Klarinet Archive - Posting 000476.txt from 2001/03

From: "Kevin Fay (LCA)" <kevinfay@-----.com>
Subj: RE: [kl] Music for Holocaust Memorial
Date: Sun, 18 Mar 2001 18:50:56 -0500

Sue asked:

<<<I've been asked to play for a Holocaust Memorial Service next month,
and need recommendations of pieces that might be appropriate. They'd
like a short selection before and after the speaker, ideally on
Jewish-sounding themes with a plaintive quality.>>>

The solo movement ("Abyss of the Birds") from Messiaen's Quartet for the
End of Time is ideal. He composed it while a prisoner in a
concentration camp. What follows is an anonymous record review from
www.amazon.com; it may have some details a bit incorrect historically,
but in general is in accord with what I remember from my research from
college (i.e., not yesterday):

<<<"the overwhelming grandeur...", July 6, 2000=20
Reviewer: happydogpotatohead (see more about me) from New Orleans, LA
USA
Messaien wrote "Quartet for the End of Time" in a Nazi prison camp. This
work was first performed by half-starved prisoners on broken
instruments, to an audience of arrogant Nazi prison camp guards and
officials, and the people they had enslaved in the name of the Third
Reich.

The work that Messaien composed in the face of this titanic evil was not
a work of anger or bitterness. It was not a work of resignation to an
inevitable fate or a hymn to depression. Messaien chose to represent,
musically, the end of all things, as described in the Book of
Revelations in the Bible. In its austerity and its serenity, the Quartet
informs the Nazis: You are in control now, in this place, at this time,
but your control is not absolute. Your Reich will not last 1000 years.
You may attempt whatever you like and kill millions, but your time will
be done, and you will be banished to nothingness.

Messaien hid his message behind the context of the Book of Revelations,
which he interpreted not in the fashion of modern day "born again"
fundamentalists, but in a mystical way, as a spiritual event that had
resonance in his time. What was Hitler but an Anti-Christ, a beast
attempting to set himself up as a God? Messaien called upon the power of
the Word and set it to music, a music that was intended to work as a
memory of redemption, a reminder that evil cannot, and will not, triumph
over good no matter how profound the evil may be.

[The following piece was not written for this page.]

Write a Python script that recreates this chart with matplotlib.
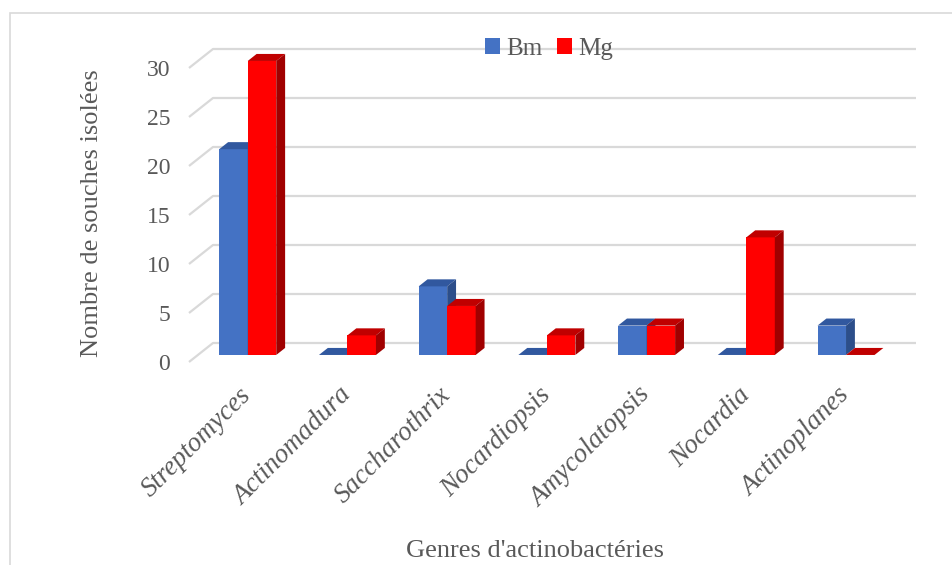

It is also the sound
of a man calling on his God to avenge the evil that has overtaken the
world. If the Nazis had truly known what Messaien was telling them, they
would have shot him.=20

Musically, Messaien was forced to write the Quartet for the instruments
he had available to him. He also had to take into account that the
instruments were half-broken; for example, the piano that was used in
the original performance was missing strings and therefore there were
notes that it could not play. Messaien wrote with all this in mind, and
with his subject matter in mind.

The Quartet is definitely a 20th Century work. Messaien had been writing
works outside of the accepted "classical" form for some time, but here
he abandons time signatures, uses extreme chromaticism and wide tonal
variations, sweeps of dynamic range, and unexpected, perhaps
unprecedented, tonalities and atonalities.

But he did all this with focus. So many 20th Century composers made
music that seemed an academic exercise. Messaien, here, uses every
musical expression in his power, every type of music that he knows how
to write, every sound that he hears in his head, to write the Quartet
for the End of Time, in the service of God and Man and Freedom. This
sets the Quartet utterly apart, in my mind, from any other piece of 20th
Century classical music, and elevates it to a higher level than nearly
any other 20th Century music. Only the musician Albert Ayler would come
close to expressing the kind of intense spirituality combined with
overwhelming musical technique expressed here.

I can only add here that this performance, by these artists, is and has
been the definitive performance of the Quartet for the End of Time, and
that they bring this music to life with conviction and clarity.

It feels cheap and commonplace to tell people that they should "own"
this piece of music; it is far too majestic to be "owned" in any sense
by anyone. The Quartet for the End of Time is one of the most profound
works of art that the human race has ever produced. You should have
this, not out of any sense of acquisitiveness or one-upmanship, but
because it provides a doorway into the heart of God and the heart of
humanity that is nearly unparalleled in the history of music.>>>

This review is written better than I could. I agree with it.